"Olá, boa tarde, como estás? Obrigado por teres vindo! Estava difícil conseguirmos combinar uma data que desse para os dois, mas lá acabou por acontecer. Então, o que tens feito? Ah, boa, boa, isso é bom! Olha, pedi para te encontrares comigo porque gostava de te propor um desafio. Acho que é a tua cara, mas há um senão... é que não tenho dinheiro para te pagar."
Por estes dias, e pelos que já passaram, durante os últimos anos, esta conversa aconteceu demasiadas vezes com muitos jovens portugueses. Desconhecem-se estatísticas ou dados académicos que o comprovem, mas atrevo-me a dizer que uma simples conversa com amigos ou familiares sobre o assunto vai dar, muito rapidamente, a uma afirmação do género: "Conheço uma pessoa que passou por isso." Porque todos já passámos ou, peço desculpa pelo atrevimento, vamos passar por situações dessas. Ninguém está a salvo.
Acontece aos tipos que conseguem escrever cinco linhas sem muitos erros. "Tenho de apresentar uma ideia a um possível patrocinador, mas não sou muito bom com a escrita, achas que me consegues safar isso? Não tenho é verba para te pagar." Acontece a quem consegue gravar imagens, em vídeo, sem tremer. "Preciso de um spot catita para promover a minha empresa e queria saber se me consegues fazer isso. Tinha era de ser pro bono." Acontece a quem tem uma carinha laroca e ganha a vida a vestir e a despir roupas. "Amiga, preciso dos teus dotes de modelo para o catálogo da minha marca. Eu trato de tudo, não tenho é qualquer quantia para te pagar." Depois, acontece aos profissionais que têm de pentear e maquilhar a modelo, que a vão fotografar, àqueles que emprestaram a roupa, que cederam o espaço e, com sorte, há de acontecer, também, a quem terá de varrer o chão, no final do dia. Obrigadinho, uma palmadinha nas costas e já gozas.
Basta olharmos à volta para percebermos que esta é a realidade com que muitos jovens portugueses têm sido confrontados. Ocorre em diferentes áreas, com maior predominância nas ciências sociais e nas artes. E nós aceitamos. Porque queremos mostrar serviço; porque queremos dizer que fizemos; porque ansiamos preencher o tempo e o feed das redes sociais; porque, de outra maneira, nunca vamos realizar sonhos; porque já interiorizámos que é como tudo acontece. "É preciso esforço e dedicação", dizem os pais, pacientes, e os avós, crentes.
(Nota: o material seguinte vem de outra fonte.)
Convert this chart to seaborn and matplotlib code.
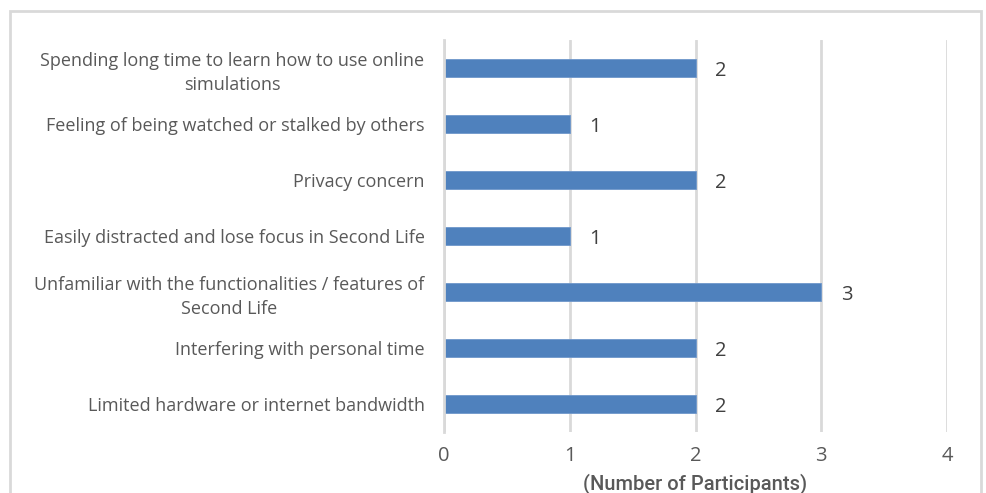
import matplotlib
matplotlib.use("Agg")
import matplotlib.pyplot as plt
import seaborn as sns
import pandas as pd
from matplotlib.patches import Rectangle

categories = [
    "Spending long time to learn how to use online\nsimulations",
    "Feeling of being watched or stalked by others",
    "Privacy concern",
    "Easily distracted and lose focus in Second Life",
    "Unfamiliar with the functionalities / features of\nSecond Life",
    "Interfering with personal time",
    "Limited hardware or internet bandwidth",
]
participants = [2, 1, 2, 1, 3, 2, 2]
x_ticks = [0, 1, 2, 3, 4]
x_label = "(Number of Participants)"

df = pd.DataFrame({"issue": categories, "count": participants})

sns.set_theme(style="white")
plt.rcParams["font.family"] = ["Open Sans", "DejaVu Sans"]

fig = plt.figure(figsize=(9.86, 4.93), dpi=100)
ax = fig.add_axes([444 / 986, 1 - 432 / 493, (947 - 444) / 986, (432 - 40) / 493])

sns.barplot(data=df, y="issue", x="count", orient="h", color="#4F81BD",
            saturation=1, width=0.32, ax=ax, edgecolor="#6F97CB", linewidth=0.6)

ax.set_xlim(0, 4)
ax.set_ylim(6.5, -0.5)
ax.set_xticks(x_ticks)
ax.set_xticklabels([str(t) for t in x_ticks], fontsize=14.5, color="#595959")
ax.grid(axis="x", color="#d9d9d9", linewidth=2)
ax.set_axisbelow(True)
for s in ["top", "right", "bottom"]:
    ax.spines[s].set_visible(False)
ax.spines["left"].set_color("#d9d9d9")
ax.spines["left"].set_linewidth(2)
ax.tick_params(axis="both", length=0)
ax.tick_params(axis="y", pad=14, labelsize=13, labelcolor="#595959")
ax.tick_params(axis="x", pad=10)
for lbl in ax.get_yticklabels():
    lbl.set_multialignment("center")
    lbl.set_linespacing(1.4)
ax.set_ylabel("")
ax.set_xlabel(x_label, fontsize=14.5, color="#595959", labelpad=5,
              family=["Roboto", "DejaVu Sans"], fontweight="medium")

for cont in ax.containers:
    texts = ax.bar_label(cont, labels=[str(v) for v in participants], padding=14,
                         fontsize=14.5, color="#404040")
    for t in texts:
        t.set_va("center_baseline")

fig.patches.append(Rectangle((9.5 / 986, -0.02), (981 - 9.5) / 986, 1 - 11 / 493 + 0.02,
                             transform=fig.transFigure, fill=False,
                             edgecolor="#d9d9d9", linewidth=2))

fig.savefig("out.png", dpi=100, facecolor="white")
A falta de dinheiro como desculpa está espalhada por todo o lado. Nos estágios, trabalham-se meses sem qualquer recompensa. Nos primeiros empregos, dá-se o litro, por uns míseros euros. Nos projectos paralelos, aceita-se tudo porque sim. E lá vai a valorização pessoal, e a auto-estima, e a independência, e as contas pagas. Não há verba. Não há euros, nem dólares, nem reais ou kwanzas. É lixado que, independentemente de tudo, tenha de se pagar a luz, a água, o gás, a renda e umas latas de atum, só para não ocorrer uma morte precoce.
Não está mal uma actriz entrar numa peça de teatro e ganhar à bilheteira, sem qualquer ajuda de custo. Mal até está, mas ela aceitou participar nessas condições. Se calhar, o trabalho que tem, mas não a satisfaz, com tarefas muito distantes do meio artístico, paga-lhe as contas, pelo que ela se dedica ao teatro pelo amor à camisola, ou às tábuas, vá. O que está mal é todos os convites que recebe serem sob a premissa da falta de liquidez. Tal como todos os jovens em todas as outras áreas em que isto acontece. É real e assusta. É dramático e preocupa. Seria preciso fazer algo, mas já se sabe: não há dinheiro.